- **The exercise**
Every line of the material is to be quoted verbatim, minus the pictures.

- **Dataset section**
^^^^^^^^

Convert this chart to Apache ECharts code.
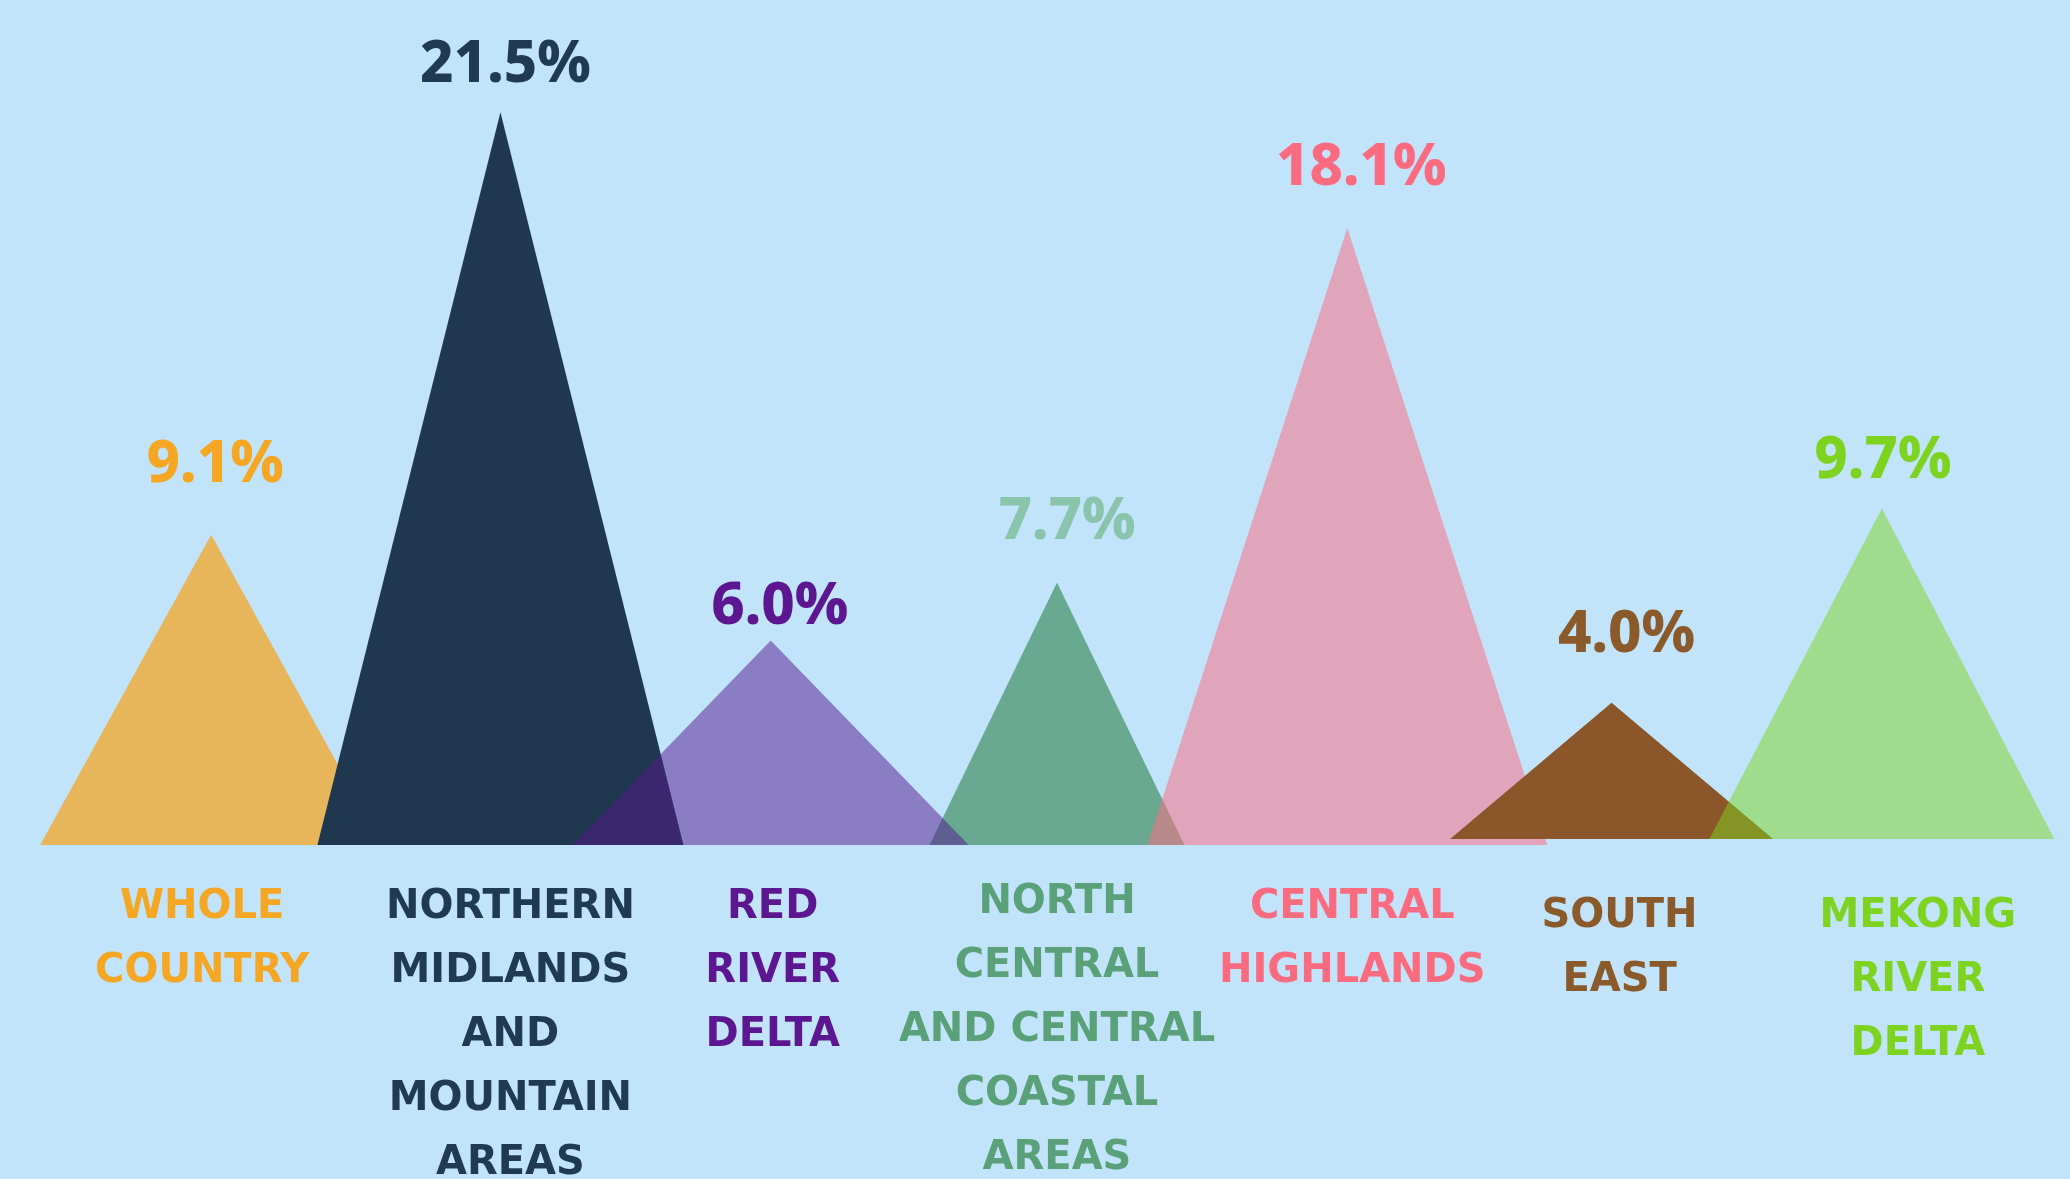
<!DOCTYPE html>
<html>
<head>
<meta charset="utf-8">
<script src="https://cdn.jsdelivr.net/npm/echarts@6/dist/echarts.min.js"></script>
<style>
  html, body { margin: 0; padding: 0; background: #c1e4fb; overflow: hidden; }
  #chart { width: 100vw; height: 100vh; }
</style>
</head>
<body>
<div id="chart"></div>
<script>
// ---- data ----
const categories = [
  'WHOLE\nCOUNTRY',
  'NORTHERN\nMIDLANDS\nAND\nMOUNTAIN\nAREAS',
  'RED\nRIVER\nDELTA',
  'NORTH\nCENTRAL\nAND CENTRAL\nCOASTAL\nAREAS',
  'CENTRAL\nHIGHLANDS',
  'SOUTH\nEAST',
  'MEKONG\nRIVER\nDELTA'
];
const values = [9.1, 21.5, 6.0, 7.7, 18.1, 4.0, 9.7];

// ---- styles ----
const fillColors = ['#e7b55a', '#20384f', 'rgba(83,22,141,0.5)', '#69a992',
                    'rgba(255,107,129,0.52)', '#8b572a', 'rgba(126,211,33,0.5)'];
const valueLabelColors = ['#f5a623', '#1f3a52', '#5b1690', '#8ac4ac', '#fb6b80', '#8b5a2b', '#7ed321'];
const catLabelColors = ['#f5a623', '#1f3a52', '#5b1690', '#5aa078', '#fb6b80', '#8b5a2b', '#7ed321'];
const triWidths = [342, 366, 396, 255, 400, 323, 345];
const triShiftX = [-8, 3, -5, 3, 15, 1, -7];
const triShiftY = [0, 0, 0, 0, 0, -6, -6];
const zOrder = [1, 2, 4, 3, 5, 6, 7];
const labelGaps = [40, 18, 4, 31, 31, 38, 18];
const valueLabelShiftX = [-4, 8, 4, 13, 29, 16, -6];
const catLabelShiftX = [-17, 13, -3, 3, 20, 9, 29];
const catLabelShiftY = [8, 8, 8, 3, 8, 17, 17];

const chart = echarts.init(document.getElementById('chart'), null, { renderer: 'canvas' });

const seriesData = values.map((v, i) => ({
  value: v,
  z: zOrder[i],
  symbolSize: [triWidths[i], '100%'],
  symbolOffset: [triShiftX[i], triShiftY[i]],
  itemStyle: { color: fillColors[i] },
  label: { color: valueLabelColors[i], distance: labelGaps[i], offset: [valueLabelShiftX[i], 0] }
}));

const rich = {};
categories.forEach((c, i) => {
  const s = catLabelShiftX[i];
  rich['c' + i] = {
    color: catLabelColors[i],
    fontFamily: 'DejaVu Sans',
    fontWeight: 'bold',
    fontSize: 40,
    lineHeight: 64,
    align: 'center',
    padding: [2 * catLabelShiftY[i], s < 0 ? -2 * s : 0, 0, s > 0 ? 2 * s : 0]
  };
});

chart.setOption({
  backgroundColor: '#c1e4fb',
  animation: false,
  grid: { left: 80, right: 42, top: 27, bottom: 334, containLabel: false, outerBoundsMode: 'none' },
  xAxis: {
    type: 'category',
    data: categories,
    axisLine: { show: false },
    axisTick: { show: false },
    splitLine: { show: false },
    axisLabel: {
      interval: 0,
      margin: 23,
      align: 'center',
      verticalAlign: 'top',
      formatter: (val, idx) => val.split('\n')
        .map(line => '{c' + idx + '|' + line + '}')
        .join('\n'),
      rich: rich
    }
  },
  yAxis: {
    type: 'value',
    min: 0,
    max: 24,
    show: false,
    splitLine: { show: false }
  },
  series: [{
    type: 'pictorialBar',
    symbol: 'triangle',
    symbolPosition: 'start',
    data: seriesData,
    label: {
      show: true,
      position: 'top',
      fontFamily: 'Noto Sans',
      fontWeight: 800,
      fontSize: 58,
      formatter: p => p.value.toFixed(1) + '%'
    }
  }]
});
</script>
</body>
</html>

^^^^^^^^

- **Result of the exercise**
Convert this chart to Apache ECharts code.
<!DOCTYPE html>
<html>
<head>
<meta charset="utf-8">
<script src="https://cdn.jsdelivr.net/npm/echarts@6/dist/echarts.min.js"></script>
<style>
  html, body { margin: 0; padding: 0; background: #c1e4fb; overflow: hidden; }
  #chart { width: 100vw; height: 100vh; }
</style>
</head>
<body>
<div id="chart"></div>
<script>
// ---- data ----
const categories = [
  'WHOLE\nCOUNTRY',
  'NORTHERN\nMIDLANDS\nAND\nMOUNTAIN\nAREAS',
  'RED\nRIVER\nDELTA',
  'NORTH\nCENTRAL\nAND CENTRAL\nCOASTAL\nAREAS',
  'CENTRAL\nHIGHLANDS',
  'SOUTH\nEAST',
  'MEKONG\nRIVER\nDELTA'
];
const values = [9.1, 21.5, 6.0, 7.7, 18.1, 4.0, 9.7];

// ---- styles ----
const fillColors = ['#e7b55a', '#20384f', 'rgba(83,22,141,0.5)', '#69a992',
                    'rgba(255,107,129,0.52)', '#8b572a', 'rgba(126,211,33,0.5)'];
const valueLabelColors = ['#f5a623', '#1f3a52', '#5b1690', '#8ac4ac', '#fb6b80', '#8b5a2b', '#7ed321'];
const catLabelColors = ['#f5a623', '#1f3a52', '#5b1690', '#5aa078', '#fb6b80', '#8b5a2b', '#7ed321'];
const triWidths = [342, 366, 396, 255, 400, 323, 345];
const triShiftX = [-8, 3, -5, 3, 15, 1, -7];
const triShiftY = [0, 0, 0, 0, 0, -6, -6];
const zOrder = [1, 2, 4, 3, 5, 6, 7];
const labelGaps = [40, 18, 4, 31, 31, 38, 18];
const valueLabelShiftX = [-4, 8, 4, 13, 29, 16, -6];
const catLabelShiftX = [-17, 13, -3, 3, 20, 9, 29];
const catLabelShiftY = [8, 8, 8, 3, 8, 17, 17];

const chart = echarts.init(document.getElementById('chart'), null, { renderer: 'canvas' });

const seriesData = values.map((v, i) => ({
  value: v,
  z: zOrder[i],
  symbolSize: [triWidths[i], '100%'],
  symbolOffset: [triShiftX[i], triShiftY[i]],
  itemStyle: { color: fillColors[i] },
  label: { color: valueLabelColors[i], distance: labelGaps[i], offset: [valueLabelShiftX[i], 0] }
}));

const rich = {};
categories.forEach((c, i) => {
  const s = catLabelShiftX[i];
  rich['c' + i] = {
    color: catLabelColors[i],
    fontFamily: 'DejaVu Sans',
    fontWeight: 'bold',
    fontSize: 40,
    lineHeight: 64,
    align: 'center',
    padding: [2 * catLabelShiftY[i], s < 0 ? -2 * s : 0, 0, s > 0 ? 2 * s : 0]
  };
});

chart.setOption({
  backgroundColor: '#c1e4fb',
  animation: false,
  grid: { left: 80, right: 42, top: 27, bottom: 334, containLabel: false, outerBoundsMode: 'none' },
  xAxis: {
    type: 'category',
    data: categories,
    axisLine: { show: false },
    axisTick: { show: false },
    splitLine: { show: false },
    axisLabel: {
      interval: 0,
      margin: 23,
      align: 'center',
      verticalAlign: 'top',
      formatter: (val, idx) => val.split('\n')
        .map(line => '{c' + idx + '|' + line + '}')
        .join('\n'),
      rich: rich
    }
  },
  yAxis: {
    type: 'value',
    min: 0,
    max: 24,
    show: false,
    splitLine: { show: false }
  },
  series: [{
    type: 'pictorialBar',
    symbol: 'triangle',
    symbolPosition: 'start',
    data: seriesData,
    label: {
      show: true,
      position: 'top',
      fontFamily: 'Noto Sans',
      fontWeight: 800,
      fontSize: 58,
      formatter: p => p.value.toFixed(1) + '%'
    }
  }]
});
</script>
</body>
</html>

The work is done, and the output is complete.